Paper No. 6
Presentation Time: 9:50 AM
COMPLEX NEOGENE NORMAL FAULTING AND ASSOCIATED GRAVITATIONAL FAILURES, EAST TRAVERSE MOUNTAINS, WASATCH FRONT, UTAH
The East Traverse Mountains (ETM) is a 10 km-long, 400 m-high bedrock ridge in the hanging wall of the Wasatch fault zone (WFZ), at the boundary between the Salt Lake City and Provo segments. The Wasatch fault makes a right-angle bend here, forming a southwest-plunging intersection line (or nose) in the subsurface fault plane with an estimated plunge angle of ca. 25 degrees.
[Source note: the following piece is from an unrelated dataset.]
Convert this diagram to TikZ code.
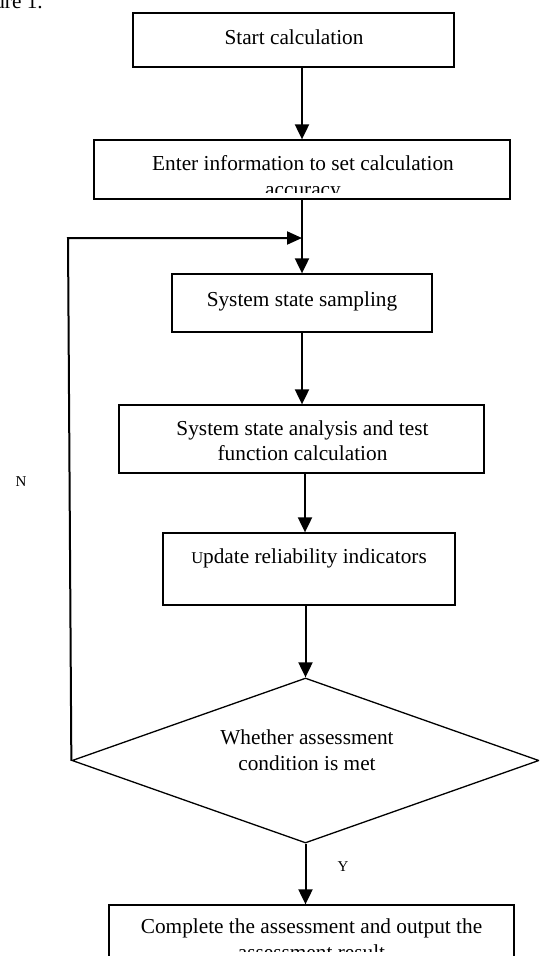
\documentclass[tikz,border=0pt]{standalone}
\usepackage{fontspec}
\setmainfont{Liberation Serif}
\usetikzlibrary{arrows.meta,shapes.geometric}
\begin{document}
\begin{tikzpicture}[x=1pt,y=-1pt,
  box/.style={draw,line width=1.3pt,inner sep=0pt},
  txt/.style={inner sep=0pt,anchor=base,font=\fontsize{21.3}{26}\selectfont},
  lbl/.style={inner sep=0pt,font=\fontsize{15}{18}\selectfont},
  arr/.style={line width=2pt,-{Triangle[length=15pt,width=14pt]}},
  conn/.style={line width=2pt}]
\useasboundingbox (0,0) rectangle (539,956);
\clip (0,0) rectangle (539,956);
\fill[white] (0,0) rectangle (539,956);
% caption remnant
\node[txt,anchor=base east] (fig) at (43,8) {Figure 1.};
% boxes
\node[box,minimum width=321pt,minimum height=54pt] (start) at (293.5,40) {};
\node[txt] (starttxt) at (294,44) {Start calculation};
\node[box,minimum width=416pt,minimum height=59pt] (enter) at (302,169.5) {};
\begin{scope}
\clip (94,140) rectangle (510,192);
\node[txt] (entertxt) at (303,170) {Enter information to set calculation};
\node[txt] (entertxtb) at (303,196) {accuracy};
\end{scope}
\node[box,minimum width=260pt,minimum height=58pt] (samp) at (302,303) {};
\node[txt] (samptxt) at (302,306) {System state sampling};
\node[box,minimum width=365pt,minimum height=68pt] (ana) at (301.5,439) {};
\node[txt] (anatxt) at (302.5,435) {System state analysis and test};
\node[txt] (anatxtb) at (302.5,460) {function calculation};
\node[box,minimum width=292pt,minimum height=72pt] (upd) at (309,569) {};
\node[txt] (updtxt) at (309,563) {{\fontsize{16.5}{20}\selectfont U}pdate reliability indicators};
\node[draw,line width=1.3pt,diamond,inner sep=0pt,minimum width=467pt,minimum height=165pt] (dia) at (305.5,760.5) {};
\node[txt] (diatxt) at (307,744) {Whether assessment};
\node[txt] (diatxtb) at (307,770) {condition is met};
\node[box,minimum width=405pt,minimum height=70pt] (comp) at (311.5,940) {};
\begin{scope}
\clip (109,905) rectangle (514,951);
\node[txt] (comptxt) at (311.5,933) {Complete the assessment and output the};
\node[txt] (comptxtb) at (311.5,959) {assessment result};
\end{scope}
% labels
\node[lbl] (nlbl) at (21,482) {N};
\node[lbl] (ylbl) at (343,867) {Y};
% connectors
\draw[arr] (start.south -| enter.north) -- (enter.north);
\draw[arr] (enter.south) -- (samp.north);
\coordinate (loopc) at (68,238);
\draw[line width=2pt,-{Triangle[length=15pt,width=13pt]}] (dia.west) -- (loopc) -- (loopc -| samp.north);
\draw[arr] (samp.south) -- (samp.south |- ana.north);
\draw[arr] ([xshift=3.5pt]ana.south) -- ([xshift=3.5pt]ana.south |- upd.north);
\draw[arr] (upd.south -| dia.north) -- (dia.north);
\draw[arr] (dia.south) -- (dia.south |- comp.north);
\end{tikzpicture}
\end{document}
The ETM is perched on this nose and is sliding SW down it, and is thus being pulled apart in 2 directions, perpendicular to the nose (NW-SE) and parallel to it (NE-SW). This tensional stress field has created a ridge-wide set of NE- and NW-trending normal faults, and shorter sets of N-S and E-W faults. The NE-trending (ridge-parallel) set has the largest displacement and intersects the Alpine-Draper water tunnel in 2 places 250 m below the surface. Between Nov. 2003 and August 2005 over 80 trenches and 20 boreholes have been dug as part of a landslide investigation for a 4000-acre residential subdivision in the central one-third of the ETM. Numerous planes of displacement have been exposed in the trenches, but it is often unclear whether they are nontectonic (landsliding, sackung), tectonic but nonseismogenic (secondary faults to the Wasatch), or tectonic and seismogenic. We employ the method of multiple working hypotheses to separate these 3 classes of structures. In trench exposures, landslide-related faults are composed of a 0.3-1 m-thick zone of yellow-green, banded, striated clay with friction angles as low as 16 degrees (in tuff bedrock) or alternating bands of cataclastic andesite and clay (in andesite flows). In some cases steep (rejuvenated?) normal fault scarps lie above flattened (backtilted) topographic benches, but no discrete landslide margins can be identified. These areas are interpreted as deep-seated gravitational spreading (sackung) that employs the upper parts of Tertiary faults. Finally, some fault scarps face across-slope or upslope and are unrelated to gravity processes, and may indicate tectonic movement on secondary faults that sole into the WFZ at a depth of about 1500 m below the ridge crest. Because the city geologic hazard ordinance regulates active faults differently than landslides, these distinctions between faults, sackung, and landslides have practical importance.